The new issue of The Critical Flame is now available online, complete with a piece by editor/founder Dan Pritchard on Internet Book Reviews (through the lens of an internet review of the Open Letters Monthly anthology of internet book reviews), and an interesting piece by Katherine Evans on Alain Mabanckou’s Broken Glass (a book that we tried to acquire for Open Letter). This is an extremely funny book, very voice driven, fairly manic. Here’s Evans’s description:

Broken Glass is narrated from the perspective of its title character, an ex-teacher with too great a love for Congolese palm wine. He now spends his days with the cast of characters who frequent the bar Credit Gone West. Stubborn Snail, the owner of the bar, has given former aspiring author Broken Glass a notebook in which to record the life and stories of his bar. This task is not particularly challenging. The diverse group that frequents Credit Gone West is all too eager to share their stories of heartbreak, ruin, and destruction as soon as they learn of the project. These stories, recorded and interpreted by Broken Glass, fill most of the novel and stand alongside their author’s musings on his own life and the community he now inhabits. [. . .]
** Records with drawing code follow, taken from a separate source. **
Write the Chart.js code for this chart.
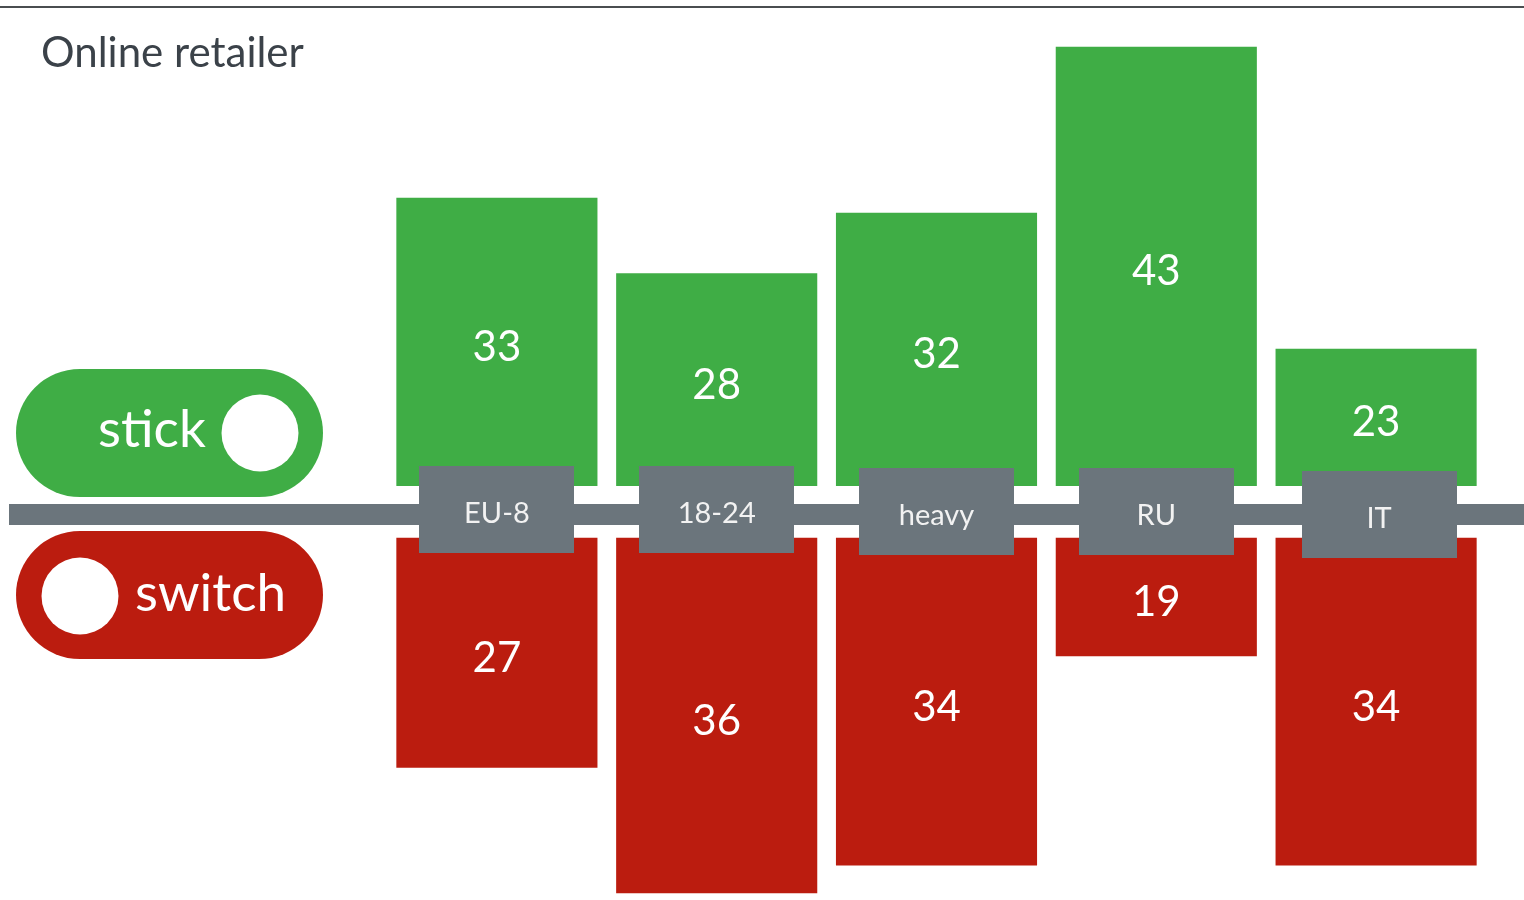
<!DOCTYPE html>
<html>
<head>
<meta charset="utf-8">
<script src="https://cdn.jsdelivr.net/npm/chart.js@4/dist/chart.umd.min.js"></script>
<style>
  html, body { margin: 0; padding: 0; background: #ffffff; }
  #wrap { position: relative; width: 1524px; height: 900px; }
</style>
</head>
<body>
<div id="wrap"><canvas id="c"></canvas></div>
<script>
// ---- data ----
const title = 'Online retailer';
const categories = ['EU-8', '18-24', 'heavy', 'RU', 'IT'];
const seriesNames = ['stick', 'switch'];
const stickValues = [33, 28, 32, 43, 23];
const switchValues = [27, 36, 34, 19, 34];

// ---- style ----
const GREEN = '#3fad45';
const RED = '#bb1c0f';
const GREY = '#6b757c';
const FONT = 'Lato, "Open Sans", sans-serif';
// small hand-placement nudges of the category boxes (style only)
const boxNudgeX = [0, 0, 0, 0, 3];
const boxNudgeY = [-1, -1, 1, 1, 4];

const decor = {
  id: 'decor',
  beforeDatasetsDraw(chart) {
    const ctx = chart.ctx;
    ctx.save();
    // top rule
    ctx.fillStyle = '#4a4d50';
    ctx.fillRect(0, 6, 1524, 2);
    // horizontal band
    ctx.fillStyle = GREY;
    ctx.fillRect(9, 504, 1515, 21);
    // title
    ctx.fillStyle = '#3b4249';
    ctx.font = '42px ' + FONT;
    ctx.textAlign = 'left';
    ctx.textBaseline = 'alphabetic';
    ctx.fillText(title, 41, 67);
    // toggle pills (legend)
    const pill = (x, y, w, h, color) => {
      const r = h / 2;
      ctx.beginPath();
      ctx.moveTo(x + r, y);
      ctx.lineTo(x + w - r, y);
      ctx.arc(x + w - r, y + r, r, -Math.PI / 2, Math.PI / 2);
      ctx.lineTo(x + r, y + h);
      ctx.arc(x + r, y + r, r, Math.PI / 2, Math.PI * 1.5);
      ctx.closePath();
      ctx.fillStyle = color;
      ctx.fill();
    };
    const ds = chart.data.datasets;
    pill(16, 369, 307, 128, ds[0].backgroundColor);
    pill(16, 531, 307, 128, ds[1].backgroundColor);
    ctx.fillStyle = '#ffffff';
    ctx.beginPath(); ctx.arc(260, 433, 38.5, 0, Math.PI * 2); ctx.fill();
    ctx.beginPath(); ctx.arc(80, 596, 38.5, 0, Math.PI * 2); ctx.fill();
    ctx.font = '53px ' + FONT;
    ctx.textAlign = 'left';
    ctx.fillText(ds[0].label, 98, 447);
    ctx.fillText(ds[1].label, 135, 611);
    ctx.restore();
  },
  afterDatasetsDraw(chart) {
    const ctx = chart.ctx;
    ctx.save();
    // value labels
    ctx.fillStyle = '#ffffff';
    ctx.font = '42px ' + FONT;
    ctx.textAlign = 'center';
    ctx.textBaseline = 'alphabetic';
    chart.data.datasets.forEach((d, di) => {
      const meta = chart.getDatasetMeta(di);
      meta.data.forEach((el, i) => {
        const p = el.getProps(['x', 'y', 'base'], true);
        const cy = (p.y + p.base) / 2;
        ctx.fillText(String(d.data[i]), p.x, cy + 19);
      });
    });
    // category boxes
    const xs = chart.scales.x;
    ctx.font = '29px ' + FONT;
    categories.forEach((c, i) => {
      const x = xs.getPixelForValue(i) + boxNudgeX[i];
      const top = 467 + boxNudgeY[i];
      ctx.fillStyle = GREY;
      ctx.fillRect(Math.round(x - 77.5), top, 155, 87);
      ctx.fillStyle = '#f2f2f2';
      ctx.fillText(c, x, top + 57);
    });
    ctx.restore();
  }
};

new Chart(document.getElementById('c'), {
  type: 'bar',
  data: {
    labels: categories,
    datasets: [
      {
        label: seriesNames[0],
        data: stickValues,
        yAxisID: 'yStick',
        base: 13.9,
        backgroundColor: GREEN,
        borderWidth: 0,
        grouped: false,
        categoryPercentage: 1,
        barPercentage: 0.915
      },
      {
        label: seriesNames[1],
        data: switchValues,
        yAxisID: 'ySwitch',
        base: 10.5,
        backgroundColor: RED,
        borderWidth: 0,
        grouped: false,
        categoryPercentage: 1,
        barPercentage: 0.915
      }
    ]
  },
  options: {
    responsive: true,
    maintainAspectRatio: false,
    devicePixelRatio: 1,
    animation: false,
    layout: { padding: { left: 387, right: 38, top: 0, bottom: 0 } },
    plugins: { legend: { display: false }, title: { display: false }, tooltip: { enabled: false } },
    scales: {
      x: { type: 'category', display: false, offset: true, grid: { display: false } },
      yStick: { type: 'linear', display: false, min: -13.51, max: 46.09, grid: { display: false } },
      ySwitch: { type: 'linear', display: false, reverse: true, min: -28.08, max: 36.48, grid: { display: false } }
    }
  },
  plugins: [decor]
});
</script>
</body>
</html>
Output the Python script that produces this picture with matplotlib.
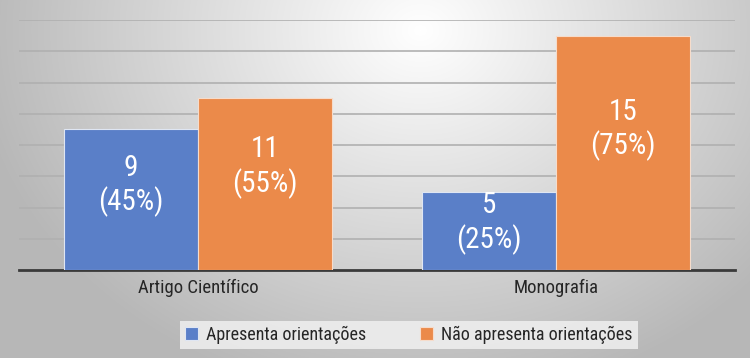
import numpy as np
import matplotlib
matplotlib.use("Agg")
import matplotlib.pyplot as plt
from matplotlib import font_manager

# dados
categorias = ['Artigo Científico', 'Monografia']
apresenta = [9, 5]
nao_apresenta = [11, 15]
pct_apresenta = [45, 25]
pct_nao = [55, 75]
series = ['Apresenta orientações', 'Não apresenta orientações']

# fonte estreita se existir
nomes = {f.name for f in font_manager.fontManager.ttflist}
fonte = 'DejaVu Sans'
for f in ['Liberation Sans Narrow', 'Roboto Condensed', 'Liberation Sans']:
    if f in nomes:
        fonte = f
        break
plt.rcParams['font.family'] = [fonte, 'DejaVu Sans']

fig = plt.figure(figsize=(7.5, 3.58), dpi=100)

# fundo com gradiente radial
bg = fig.add_axes([0, 0, 1, 1], zorder=0)
yy, xx = np.mgrid[0:358, 0:750]
d = np.sqrt(((xx - 420) / 480.0) ** 2 + ((yy - 30) / 400.0) ** 2)
v = np.clip(1.0 - 0.3 * d, 0.72, 1.0)
bg.imshow(np.dstack([v, v, v]), aspect='auto', extent=[0, 1, 0, 1])
bg.axis('off')

ax = fig.add_axes([19 / 750, 1 - 270 / 358, 716 / 750, 250 / 358], zorder=1)
ax.patch.set_alpha(0)

x = np.arange(len(categorias))
w = 0.375
azul = '#5A7FC8'
laranja = '#EB8A4A'

b1 = ax.bar(x - w / 2, apresenta, w, color=azul, edgecolor='#dfe6f3', linewidth=0.8,
            label=series[0], zorder=3)
b2 = ax.bar(x + w / 2, nao_apresenta, w, color=laranja, edgecolor='#f6dccb', linewidth=0.8,
            label=series[1], zorder=3)

for rects, vals, pcts in [(b1, apresenta, pct_apresenta), (b2, nao_apresenta, pct_nao)]:
    for r, val, p in zip(rects, vals, pcts):
        ax.text(r.get_x() + r.get_width() / 2, r.get_height() * 0.6,
                f'{val}\n({p}%)', ha='center', va='center', color='white',
                fontsize=21, linespacing=1.2, zorder=4)

ax.set_xlim(-0.5, 1.5)
ax.set_ylim(0, 16)
ax.set_yticks(np.arange(2, 17, 2))
ax.yaxis.grid(True, color='#b0b0b0', linewidth=1.2, zorder=1)
ax.tick_params(axis='y', left=False, labelleft=False)
ax.tick_params(axis='x', bottom=False, labelsize=13.5, pad=3, colors='#262626')
ax.set_xticks(x)
ax.set_xticklabels(categorias)
for s in ['top', 'right', 'left']:
    ax.spines[s].set_visible(False)
ax.spines['bottom'].set_color('#3a3a3a')
ax.spines['bottom'].set_linewidth(2)

leg = fig.legend(loc='center', bbox_to_anchor=(0.545, 1 - 335 / 358), ncol=2,
                 fontsize=13, frameon=True, facecolor='#f0f0f0', edgecolor='none',
                 handlelength=0.7, handleheight=0.7, columnspacing=3.0, handletextpad=0.45,
                 borderpad=0.3, fancybox=False)
leg.get_frame().set_alpha(0.85)
for t in leg.get_texts():
    t.set_color('#262626')

fig.savefig('out.png', dpi=100)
This passage is indicative of the novel’s irreverent style and reveals Mabanckou as the rare kind of writer who can incorporate high literary allusions as well as bawdy humor. Mabanckou draws heavily on his predecessors as he pursues this project, and it is perhaps one of the most notable characteristics of Broken Glass that it is absolutely littered with literary allusions. French writers from Rimbaud to Chateaubriand find good representation in the pages of Broken Glass. These references, which also encompass a full range of world literature, are rarely more than passing allusions, as demonstrated in a particularly loaded passage that brings to light the sheer diversity of writers referenced in Mabanckou’s work:

“yes, I really must go, and travel northwards, and experience the highest solitude, see the diverted river, and live in the big house filled with the light of an African summer, and leave this continent, to discover other hot countries, and live one hundred years of solitude, adventures and discovery in a village called Macondo, fall under the spell of a character called Melquides, and listen entranced to tales of love, madness, and death… I must cast my net across the entire continent of Europe, so dear to our friend the Printer, I the outsider, the rebel, the approximate man, I was just behind a guy called Doctor Zhivago who walked through the snow”

Evans does pick at some of the flaws with this book—“many of his stylistic innovations are inconsistent and occasionally fall flat”—but nevertheless, this is a pretty even handed review and makes me really want to reread the book . . . (And African Psycho, which is pretty amazing as well.)